--- Start ---
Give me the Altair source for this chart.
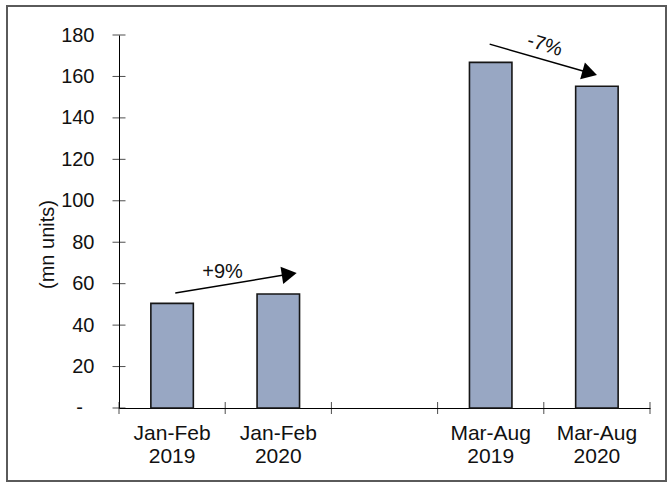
import altair as alt
import pandas as pd

# Unit sales by period (millions)
categories = ["Jan-Feb 2019", "Jan-Feb 2020", " ", "Mar-Aug 2019", "Mar-Aug 2020"]
units = [50.5, 55.0, None, 166.8, 155.3]

y_ticks = [0, 20, 40, 60, 80, 100, 120, 140, 160, 180]
band_edges = [0, 1, 2, 3, 4, 5]

# Growth arrows, positioned in band-index (x) and value (y) units
arrow_labels = ["+9%", "-7%"]
arrow_x0 = [0.53, 3.49]
arrow_y0 = [55.5, 175.6]
arrow_x1 = [1.58, 4.41]
arrow_y1 = [64.4, 162.0]
head_angle = [81, 106]
label_x = [0.975, 4.01]
label_y = [65.8, 175.1]
label_angle = [0, 17]

FONT = "Liberation Sans"
BAR_FILL = "#98a7c3"
W, H = 531, 373

bars_df = pd.DataFrame({"period": categories, "value": units}).dropna()
yticks_df = pd.DataFrame({"value": y_ticks})
zero_df = pd.DataFrame({"value": [0], "txt": ["-"]})
xticks_df = pd.DataFrame({"pos": band_edges})
arrows_df = pd.DataFrame({
    "label": arrow_labels,
    "x0": arrow_x0, "y0": arrow_y0,
    "x1": arrow_x1, "y1": arrow_y1,
    "head": head_angle,
    "lx": label_x, "ly": label_y, "la": label_angle,
})

y_scale = alt.Scale(domain=[0, 180], nice=False, zero=True)
y_axis = alt.Axis(
    values=y_ticks, ticks=False, tickSize=0, grid=False,
    domainColor="black", domainWidth=1,
    labelFont=FONT, labelFontSize=20, labelColor="#111", labelPadding=25,
    labelExpr="datum.value == 0 ? '' : datum.label",
    titleFont=FONT, titleFontSize=20, titleFontWeight="normal", titleColor="#111",
    titleAngle=270, titleX=-72, titleY=209, titleAlign="center", titleBaseline="middle",
)


def y_enc(field):
    return alt.Y(f"{field}:Q", scale=y_scale, axis=y_axis, title="(mn units)")


x_over = alt.Scale(domain=[0, 5], nice=False, zero=False)


def x_enc(field):
    return alt.X(f"{field}:Q", scale=x_over, axis=None)


bars = alt.Chart(bars_df).mark_bar(
    width=alt.RelativeBandSize(0.4), fill=BAR_FILL, stroke="#161616", strokeWidth=1.6
).encode(
    x=alt.X(
        "period:N",
        scale=alt.Scale(domain=categories, paddingInner=0, paddingOuter=0),
        axis=alt.Axis(
            title=None, ticks=False, tickSize=0, labelAngle=0, grid=False,
            domainColor="black", domainWidth=1,
            labelFont=FONT, labelFontSize=21, labelColor="#111",
            labelPadding=14, labelLineHeight=23,
            labelExpr="split(datum.label, ' ')",
        ),
        sort=categories,
    ),
    y=y_enc("value"),
)

# Axis ticks that cross the axis lines
y_tick_marks = alt.Chart(yticks_df).mark_tick(
    color="black", thickness=1, size=13, orient="horizontal"
).encode(x=alt.value(0), y=y_enc("value"))

# Accounting-style dash for the zero label, set in from the other labels
zero_label = alt.Chart(zero_df).mark_text(
    font=FONT, fontSize=20, color="#111", align="right", baseline="middle"
).encode(x=alt.value(-36), y=y_enc("value"), text="txt:N")

x_tick_marks = alt.Chart(xticks_df).mark_tick(
    color="black", thickness=1, size=12, orient="vertical"
).encode(x=x_enc("pos"), y=alt.value(H))

arrow_lines = alt.Chart(arrows_df).mark_rule(color="black", strokeWidth=1.5).encode(
    x=x_enc("x0"), x2="x1:Q", y=y_enc("y0"), y2="y1:Q"
)

arrow_heads = alt.Chart(arrows_df).mark_point(
    shape="triangle", filled=True, size=300, color="black", opacity=1
).encode(
    x=x_enc("x1"), y=y_enc("y1"), angle=alt.Angle("head:Q", scale=None)
)

arrow_text = alt.Chart(arrows_df).mark_text(
    font=FONT, fontSize=20, color="#111", align="center", baseline="middle"
).encode(
    x=x_enc("lx"), y=y_enc("ly"), text="label:N",
    angle=alt.Angle("la:Q", scale=None),
)

# Outer frame around the whole figure
frame = alt.Chart(bars_df).mark_rect(
    filled=False, stroke="#5a5a5a", strokeWidth=2
).encode(
    x=alt.value(7 - 119), x2=alt.value(666 - 119),
    y=alt.value(6 - 35), y2=alt.value(481 - 35),
)

chart = alt.layer(
    frame, bars, y_tick_marks, zero_label, x_tick_marks,
    arrow_lines, arrow_heads, arrow_text
).resolve_scale(x="independent").properties(
    width=W, height=H,
    autosize=alt.AutoSizeParams(type="none"),
    padding={"left": 119, "top": 35, "right": 21, "bottom": 75},
    background="white",
).configure_view(stroke=None)

chart.save("out.html", embed_options={"renderer": "svg", "actions": False})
--- End ---
▶ **WRITTEN REQUEST**
Exactly as they appear, print the lines of the listing above from its first line through the line that contains "band_edges = [0, 1, 2, 3, 4, 5]", minus the pictures.

▶ **WRITTEN ANSWER**
Give me the Altair source for this chart.
import altair as alt
import pandas as pd

# Unit sales by period (millions)
categories = ["Jan-Feb 2019", "Jan-Feb 2020", " ", "Mar-Aug 2019", "Mar-Aug 2020"]
units = [50.5, 55.0, None, 166.8, 155.3]

y_ticks = [0, 20, 40, 60, 80, 100, 120, 140, 160, 180]
band_edges = [0, 1, 2, 3, 4, 5]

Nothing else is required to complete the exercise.